I won’t lie, we missed not being in the US for Thanksgiving. I didn’t particularly expect the feeling; I’ve only been part of five or so Thanksgivings and one of them was in England. But, seeing my Facebook newsfeed over-run with pictures of turkey and messages of thanks, I definitely felt some pangs for pumpkin pie and the sights and smells of fall.

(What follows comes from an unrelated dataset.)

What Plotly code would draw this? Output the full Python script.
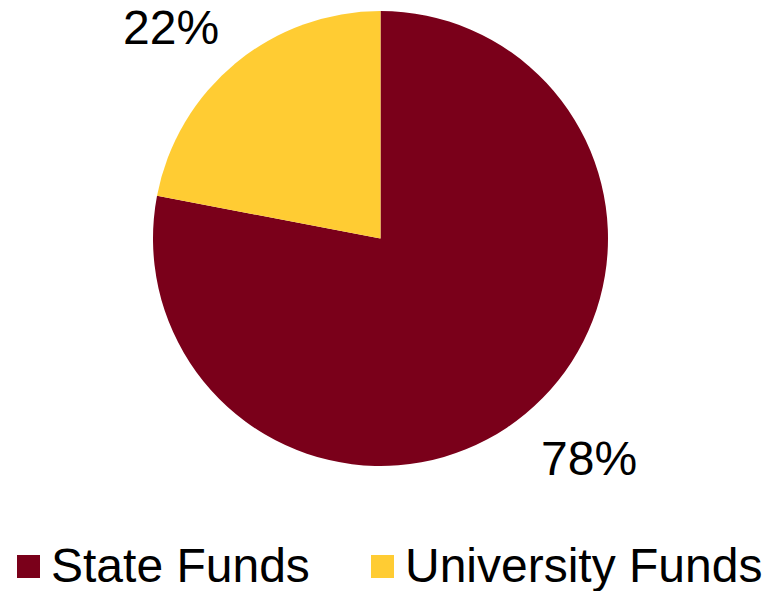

Sooo, after a particularly un-Thanksgivingy dinner that Thursday, we decided to turn our Sunday BBQ plans into Sunday Thanksgiving plans and show our Aussie friends a true American tradition: pumpkin cheesecake, cornbread, turkey, stuffing and root vegetables,
Easier said than done. After trips to Harris Farms, IGA, Woolworths and Coles, all hopes of finding canned pumpkin in Sydney went out the window. Heck, we couldn’t even find a fresh pumpkin (nope, butternut squash doesn’t count). Along with pumpkin, we jettisoned the idea of fresh cranberries and cornmeal. D’oh! Defeated, we were sitting outside Coles in Bondi Junction at 7pm when Niraj had the idea to make a sweet potato pie instead. Say what? I know it’s a popular Thanksgiving dish, but the thought of putting potatoes in a dessert pie had never caught my attention. We pulled up a celebrity chef’s scathing review of a sweet potato pie recipe that was “too similar to pumpkin” — bingo. I ran back inside Woolies and grabbed an armful of sweet potatoes and a spring form pie dish. We were ready.

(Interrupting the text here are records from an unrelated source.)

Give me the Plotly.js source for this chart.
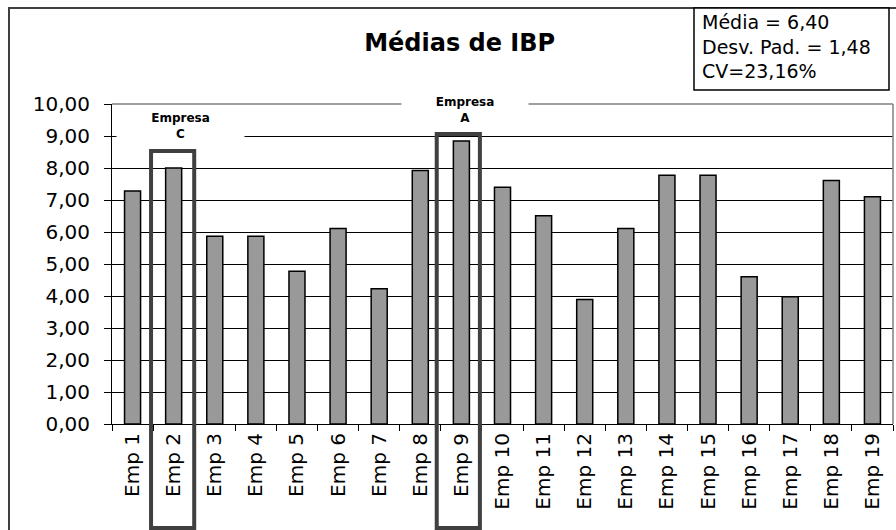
<!DOCTYPE html>
<html>
<head>
<meta charset="utf-8">
<script src="https://cdn.plot.ly/plotly-3.0.1.min.js"></script>
<style>html,body{margin:0;padding:0;background:#fff;}#chart{width:896px;height:530px;}</style>
</head>
<body>
<div id="chart"></div>
<script>
const categories = ["Emp 1","Emp 2","Emp 3","Emp 4","Emp 5","Emp 6","Emp 7","Emp 8","Emp 9","Emp 10",
  "Emp 11","Emp 12","Emp 13","Emp 14","Emp 15","Emp 16","Emp 17","Emp 18","Emp 19"];
const mediasIBP = [7.28, 8.00, 5.87, 5.87, 4.77, 6.11, 4.23, 7.92, 8.84, 7.40,
  6.51, 3.89, 6.11, 7.77, 7.77, 4.60, 3.98, 7.61, 7.10];
const yTickVals = [0,1,2,3,4,5,6,7,8,9,10];
const yTickText = ["0,00","1,00","2,00","3,00","4,00","5,00","6,00","7,00","8,00","9,00","10,00"];
const statsLines = ["Média = 6,40", "Desv. Pad. = 1,48", "CV=23,16%"];
const highlightLabels = ["Empresa<br>C", "Empresa<br>A"];

const FONT = "DejaVu Sans, Verdana, sans-serif";

const trace = {
  type: "bar",
  x: categories,
  y: mediasIBP,
  marker: {color: "#999999", line: {color: "#000000", width: 1.5}},
  hoverinfo: "none"
};

const frameColor = "#404040";
const layout = {
  width: 896, height: 530,
  margin: {l: 112, r: 3, t: 104, b: 106},
  paper_bgcolor: "#ffffff",
  plot_bgcolor: "#ffffff",
  showlegend: false,
  bargap: 0.61,
  font: {family: FONT, color: "#000000"},
  title: {
    text: "<b>Médias de IBP</b>",
    font: {family: FONT, size: 24, color: "#000000"},
    xref: "container", x: 0.513, xanchor: "center",
    yref: "container", y: 1 - 43/530, yanchor: "middle"
  },
  xaxis: {
    type: "category",
    showgrid: false,
    zeroline: false,
    showline: true, linecolor: "#000000", linewidth: 1,
    ticks: "outside", ticklen: 6, tickcolor: "#000000", tickwidth: 1,
    tickson: "boundaries",
    tickangle: -90,
    tickfont: {family: FONT, size: 20, color: "#000000"},
    fixedrange: true
  },
  yaxis: {
    range: [0, 10],
    tickvals: yTickVals,
    ticktext: yTickText,
    showgrid: true, gridcolor: "#000000", gridwidth: 1,
    zeroline: false,
    showline: true, linecolor: "#000000", linewidth: 1,
    ticks: "outside", ticklen: 7, tickcolor: "#000000", tickwidth: 1,
    ticklabelstandoff: 10,
    tickfont: {family: FONT, size: 20, color: "#000000"},
    fixedrange: true
  },
  shapes: [
    // plot area top & right border (gray)
    {type: "line", xref: "paper", yref: "paper", x0: 0, x1: 1, y0: 1, y1: 1,
     line: {color: "#808080", width: 1.5}, layer: "above"},
    {type: "line", xref: "paper", yref: "paper", x0: 1, x1: 1, y0: 0, y1: 1,
     line: {color: "#808080", width: 1.5}, layer: "above"},
    // outer chart frame
    {type: "rect", xref: "paper", yref: "paper",
     x0: (9-112)/781, x1: (900-112)/781, y0: (424-540)/320, y1: (424-8)/320,
     line: {color: frameColor, width: 2}, layer: "above"},
    // stats box
    {type: "rect", xref: "paper", yref: "paper",
     x0: (694-112)/781, x1: (889-112)/781, y0: (424-90)/320, y1: (424-8)/320,
     line: {color: "#000000", width: 1.5}, fillcolor: "#ffffff", layer: "above"},
    // highlight Emp 2
    {type: "rect", xref: "x", yref: "paper",
     x0: 0.45, x1: 1.5, y0: (424-528)/320, y1: (424-151)/320,
     line: {color: frameColor, width: 4}, layer: "above"},
    // highlight Emp 9
    {type: "rect", xref: "x", yref: "paper",
     x0: 7.4, x1: 8.45, y0: (424-528)/320, y1: (424-134)/320,
     line: {color: frameColor, width: 4}, layer: "above"}
  ],
  annotations: [
    {text: statsLines.join("<br>"), xref: "paper", yref: "paper",
     x: (700-112)/781, xanchor: "left", y: (424-47)/320, yanchor: "middle",
     align: "left", showarrow: false,
     font: {family: FONT, size: 19, color: "#000000"}},
    {text: "<b>" + highlightLabels[0] + "</b>", xref: "paper", yref: "paper",
     x: (180.5-112)/781, y: (424-126)/320, xanchor: "center", yanchor: "middle",
     showarrow: false, bgcolor: "#ffffff", width: 127, height: 36, borderpad: 0,
     font: {family: FONT, size: 12, color: "#000000"}},
    {text: "<b>" + highlightLabels[1] + "</b>", xref: "paper", yref: "paper",
     x: (465-112)/781, y: (424-110)/320, xanchor: "center", yanchor: "middle",
     showarrow: false, bgcolor: "#ffffff", width: 126, height: 36, borderpad: 0,
     font: {family: FONT, size: 12, color: "#000000"}}
  ]
};

Plotly.newPlot("chart", [trace], layout, {displayModeBar: false, staticPlot: true});
</script>
</body>
</html>
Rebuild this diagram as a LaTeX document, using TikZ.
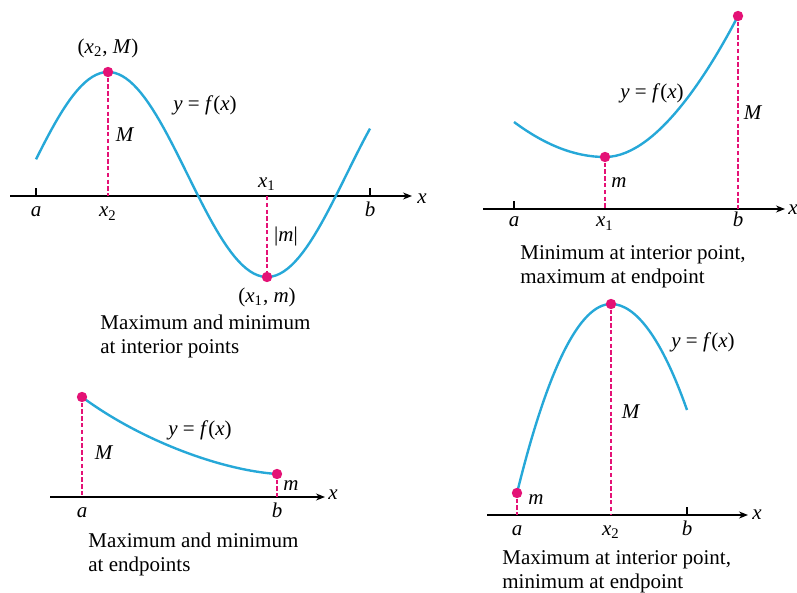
\documentclass[tikz,border=0pt]{standalone}
\usepackage{fontspec}
\setmainfont{Liberation Serif}
\usetikzlibrary{arrows.meta}
\definecolor{curveblue}{RGB}{38,168,216}
\definecolor{dotpink}{RGB}{228,18,118}
\newcommand{\iv}[1]{\textit{#1}}

\begin{document}
\begin{tikzpicture}[x=0.5pt, y=0.5pt,
    axis/.style={-{Stealth[length=4.5pt,width=3.5pt]}, line width=0.6pt},
    tickmark/.style={line width=0.6pt},
    graph/.style={curveblue, line width=1.2pt},
    drop/.style={dotpink, line width=0.65pt, dash pattern=on 2.2pt off 1.2pt},
    dot/.style={circle, fill=dotpink, inner sep=0pt, minimum size=5.2pt},
    lbl/.style={font=\fontsize{10.5}{12}\selectfont, inner sep=1pt},
    ticklbl/.style={lbl, anchor=base},
    caption/.style={font=\fontsize{10.5}{12}\selectfont, align=left, anchor=north west, inner sep=0pt}
  ]
    \useasboundingbox (0,0) rectangle (797,-593);

    \coordinate (A1s) at (10,-196);
    \coordinate (A1e) at (412,-196);
    \draw[axis] (A1s) -- (A1e);
    \node[lbl] (X1) at (422,-199) {\iv{x}};
    \draw[tickmark] (36,-196) -- (36,-188);
    \draw[tickmark] (370,-196) -- (370,-188);
    \draw[graph] plot[domain=36:370, samples=90] (\x, {-174.5+102.5*cos(1.13208*(\x-108))});
    \node[dot] (P1max) at (108,-72) {};
    \node[dot] (P1min) at (267,-277) {};
    \coordinate (F1max) at (108,-196);
    \coordinate (F1min) at (267,-196);
    \draw[drop] (P1max) -- (F1max);
    \draw[drop] (F1min) -- (P1min);
    \node[ticklbl] (a1) at (36,-217) {\iv{a}};
    \node[ticklbl] (x21) at (108,-217) {\iv{x}\textsubscript{2}};
    \node[ticklbl] (b1) at (370,-217) {\iv{b}};
    \node[lbl] (x11) at (267,-184) {\iv{x}\textsubscript{1}};
    \node[lbl] (maxlbl1) at (108,-48) {(\iv{x}\textsubscript{2}, \iv{M})};
    \node[lbl] (minlbl1) at (267,-297) {(\iv{x}\textsubscript{1}, \iv{m})};
    \node[lbl] (M1) at (125,-135) {\iv{M}};
    \node[lbl] (m1) at (286,-236) {|\iv{m}|};
    \node[lbl] (f1) at (205,-105) {\iv{y} = \iv{f}(\iv{x})};
    \node[caption] (cap1) at (100,-315) {Maximum and minimum\\at interior points};

    \coordinate (A2s) at (483,-209);
    \coordinate (A2e) at (785,-209);
    \draw[axis] (A2s) -- (A2e);
    \node[lbl] (X2) at (793,-210) {\iv{x}};
    \draw[tickmark] (514,-209) -- (514,-201);
    \draw[graph] (514,-122) .. controls (545,-145) and (575,-157) .. (605,-157)
      .. controls (660,-157) and (715,-60) .. (738,-16);
    \node[dot] (P2min) at (605,-157) {};
    \node[dot] (P2max) at (738,-16) {};
    \coordinate (F2min) at (605,-209);
    \coordinate (F2max) at (738,-209);
    \draw[drop] (P2min) -- (F2min);
    \draw[drop] (P2max) -- (F2max);
    \node[ticklbl] (a2) at (514,-227) {\iv{a}};
    \node[ticklbl] (x12) at (605,-227) {\iv{x}\textsubscript{1}};
    \node[ticklbl] (b2) at (738,-227) {\iv{b}};
    \node[lbl] (m2) at (619,-183) {\iv{m}};
    \node[lbl] (M2) at (753,-113) {\iv{M}};
    \node[lbl] (f2) at (652,-93) {\iv{y} = \iv{f}(\iv{x})};
    \node[caption] (cap2) at (520,-245) {Minimum at interior point,\\maximum at endpoint};

    \coordinate (A3s) at (50,-497);
    \coordinate (A3e) at (325,-497);
    \draw[axis] (A3s) -- (A3e);
    \node[lbl] (X3) at (333,-495) {\iv{x}};
    \draw[graph] (82,-397) .. controls (140,-440) and (220,-470) .. (277,-474);
    \node[dot] (P3max) at (82,-397) {};
    \node[dot] (P3min) at (277,-474) {};
    \coordinate (F3max) at (82,-497);
    \coordinate (F3min) at (277,-497);
    \draw[drop] (P3max) -- (F3max);
    \draw[drop] (P3min) -- (F3min);
    \node[ticklbl] (a3) at (82,-517) {\iv{a}};
    \node[ticklbl] (b3) at (277,-517) {\iv{b}};
    \node[lbl] (M3) at (104,-453) {\iv{M}};
    \node[lbl] (m3) at (291,-486) {\iv{m}};
    \node[lbl] (f3) at (200,-430) {\iv{y} = \iv{f}(\iv{x})};
    \node[caption] (cap3) at (88,-533) {Maximum and minimum\\at endpoints};

    \coordinate (A4s) at (487,-515);
    \coordinate (A4e) at (748,-515);
    \draw[axis] (A4s) -- (A4e);
    \node[lbl] (X4) at (757,-515) {\iv{x}};
    \draw[tickmark] (687,-515) -- (687,-507);
    \draw[graph] (517,-493) .. controls (548,-367) and (580,-304) .. (611,-304)
      .. controls (636,-304) and (662,-339) .. (687,-410);
    \node[dot] (P4min) at (517,-493) {};
    \node[dot] (P4max) at (611,-304) {};
    \coordinate (F4min) at (517,-515);
    \coordinate (F4max) at (611,-515);
    \draw[drop] (P4min) -- (F4min);
    \draw[drop] (P4max) -- (F4max);
    \node[ticklbl] (a4) at (517,-535) {\iv{a}};
    \node[ticklbl] (x24) at (611,-535) {\iv{x}\textsubscript{2}};
    \node[ticklbl] (b4) at (687,-535) {\iv{b}};
    \node[lbl] (m4) at (536,-500) {\iv{m}};
    \node[lbl] (M4) at (631,-412) {\iv{M}};
    \node[lbl] (f4) at (703,-342) {\iv{y} = \iv{f}(\iv{x})};
    \node[caption] (cap4) at (502,-550) {Maximum at interior point,\\minimum at endpoint};
  \end{tikzpicture}
\end{document}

I think we spent a good 4 or 5 hours in the kitchen that night.
The pie ended up taking longer than usual because I made the crust from scratch. I used a classic Martha Stewart recipe that seemed simple enough but took its sweet time. Scalloping the edges of the crust was tricky in a spring form dish, but it came together. More importantly, it tasted just like pumpkin pie! I shall definitely be making this again. An added bonus is that it requires less sugar (sweet potato is naturally sweeter than pumpkin). Here’s the delicious Paula Deen recipe I followed (nixed the marzipan).
The cornbread, in comparison, was quick and easy. I ended up making a couple of batches — a more traditional one and one with parmesan and jalapenos. Pro tip: if you’re living down under and don’t have access to cornmeal, do not resort to cornflour, use polenta instead. Cornflour is much finer and used as a thickener in soups; polenta isn’t quite as coarse as cornmeal but at least your cornbread will look and taste almost exactly like the American version.

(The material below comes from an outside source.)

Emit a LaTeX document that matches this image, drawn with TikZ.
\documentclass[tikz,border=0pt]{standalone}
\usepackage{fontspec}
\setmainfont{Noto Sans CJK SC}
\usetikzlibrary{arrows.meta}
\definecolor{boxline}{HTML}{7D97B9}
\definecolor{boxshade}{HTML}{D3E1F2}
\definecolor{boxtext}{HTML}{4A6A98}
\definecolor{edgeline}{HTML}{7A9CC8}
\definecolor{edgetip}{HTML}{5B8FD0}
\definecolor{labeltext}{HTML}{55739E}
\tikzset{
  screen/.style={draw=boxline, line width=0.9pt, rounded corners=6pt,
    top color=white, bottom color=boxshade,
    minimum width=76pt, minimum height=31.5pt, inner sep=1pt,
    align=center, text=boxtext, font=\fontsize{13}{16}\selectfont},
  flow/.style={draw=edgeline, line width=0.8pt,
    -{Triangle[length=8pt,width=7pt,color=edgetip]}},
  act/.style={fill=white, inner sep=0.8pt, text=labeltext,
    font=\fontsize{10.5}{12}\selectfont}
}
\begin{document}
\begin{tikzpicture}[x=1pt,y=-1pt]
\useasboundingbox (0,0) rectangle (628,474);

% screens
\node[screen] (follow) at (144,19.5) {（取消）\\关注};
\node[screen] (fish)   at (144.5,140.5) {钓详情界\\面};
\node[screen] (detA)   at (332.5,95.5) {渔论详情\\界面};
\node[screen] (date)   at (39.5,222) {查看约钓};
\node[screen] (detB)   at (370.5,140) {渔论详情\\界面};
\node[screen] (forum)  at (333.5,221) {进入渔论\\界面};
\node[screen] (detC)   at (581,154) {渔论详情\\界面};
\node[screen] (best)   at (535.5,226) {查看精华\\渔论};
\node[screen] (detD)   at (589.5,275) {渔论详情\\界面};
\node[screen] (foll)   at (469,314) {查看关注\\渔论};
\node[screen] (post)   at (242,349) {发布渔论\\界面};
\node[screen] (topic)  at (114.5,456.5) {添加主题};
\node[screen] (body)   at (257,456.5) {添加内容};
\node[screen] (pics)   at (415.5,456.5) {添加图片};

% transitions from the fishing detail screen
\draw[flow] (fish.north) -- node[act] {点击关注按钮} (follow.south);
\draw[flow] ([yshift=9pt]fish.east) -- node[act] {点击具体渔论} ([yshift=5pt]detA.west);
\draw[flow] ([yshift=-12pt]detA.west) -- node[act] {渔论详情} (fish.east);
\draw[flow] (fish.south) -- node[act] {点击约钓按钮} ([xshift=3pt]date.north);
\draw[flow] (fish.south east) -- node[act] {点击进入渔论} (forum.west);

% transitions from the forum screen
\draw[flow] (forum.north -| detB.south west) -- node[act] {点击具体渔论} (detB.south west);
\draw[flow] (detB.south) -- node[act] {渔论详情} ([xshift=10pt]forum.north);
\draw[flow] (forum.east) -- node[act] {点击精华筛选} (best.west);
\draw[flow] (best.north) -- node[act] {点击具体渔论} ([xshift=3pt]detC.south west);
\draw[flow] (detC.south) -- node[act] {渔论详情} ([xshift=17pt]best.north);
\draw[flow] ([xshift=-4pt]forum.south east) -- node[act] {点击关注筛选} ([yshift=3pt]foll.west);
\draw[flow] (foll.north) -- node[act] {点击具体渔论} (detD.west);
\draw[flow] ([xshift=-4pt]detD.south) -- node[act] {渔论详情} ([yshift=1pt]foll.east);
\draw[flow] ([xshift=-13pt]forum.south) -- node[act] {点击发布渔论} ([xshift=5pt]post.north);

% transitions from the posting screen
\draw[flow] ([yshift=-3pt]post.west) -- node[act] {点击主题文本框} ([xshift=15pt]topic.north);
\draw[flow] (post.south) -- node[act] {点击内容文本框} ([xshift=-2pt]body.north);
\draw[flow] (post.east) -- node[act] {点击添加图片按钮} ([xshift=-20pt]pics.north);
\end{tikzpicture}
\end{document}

Niraj’s magnum opus was the stuffing. He decided to make it in the crockpot this year and we snuck in quite a few bites during its journey from frying pan to slow cooker.
Add a watermelon and haloumi salad (to-die for recipe from a fellow halloumiholic), a dish of roasted root vegetables, a cheese plate and of course, the turkey, and you’re done. Happy Thanksgiving!